The Springboks aren't much better. Yes, they enjoyed a 3-nil series win over France in June.
But it was only last November that they were humbled by Wales, Italy and England.
The month before that they lost 57-15 to the All Blacks.
In a column for the Super Sport website in South Africa, journalist Brenden Nel said "the Boks still have a way to go, (but) the damage inflicted by the two Lions' brands on the Kiwi dominance is an encouraging sign.
"It may drive the New Zealanders mad to know they cannot simply accept victory as a given, no matter how good they have been in the past.'
He's right. Victory is no longer a given.
As bitter as the pill may be to swallow Lions coach Warren Gatland got one over Hansen and co and the All Blacks coach won't be about to let that happen again.
Another factor too is that the Wallabies, Springboks and Argentina simply aren't in the same league as the Lions.
Australian rugby is at its nadir.
None of the Australian Super rugby side's managed to chalk up a win over a New Zealand opponent in 26 matches this season.
Now Super Rugby form doesn't automatically transfer into test results, but not a single win from 26 games?

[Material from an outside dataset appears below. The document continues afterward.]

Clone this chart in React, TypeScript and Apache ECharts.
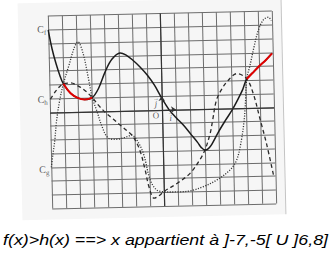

That has to hurt.
On top of that, eight players in the Wallabies won't know just where they'll be playing their Super Rugby next year, after the Australian Rugby Union axed the Perth based Western Force from the competition - although that decision is now being appealed.
The All Blacks are caught between a rock and a hard place.
They need to win and win convincingly.
If they can't see off Australian and South African sides that are far from their peak, it'll only add to the suggestion that the All Blacks aren't the side they have been for the past few years.
Perhaps the re-ignition of the Aaron Smith sex scandal has added a little spice to the competition after all.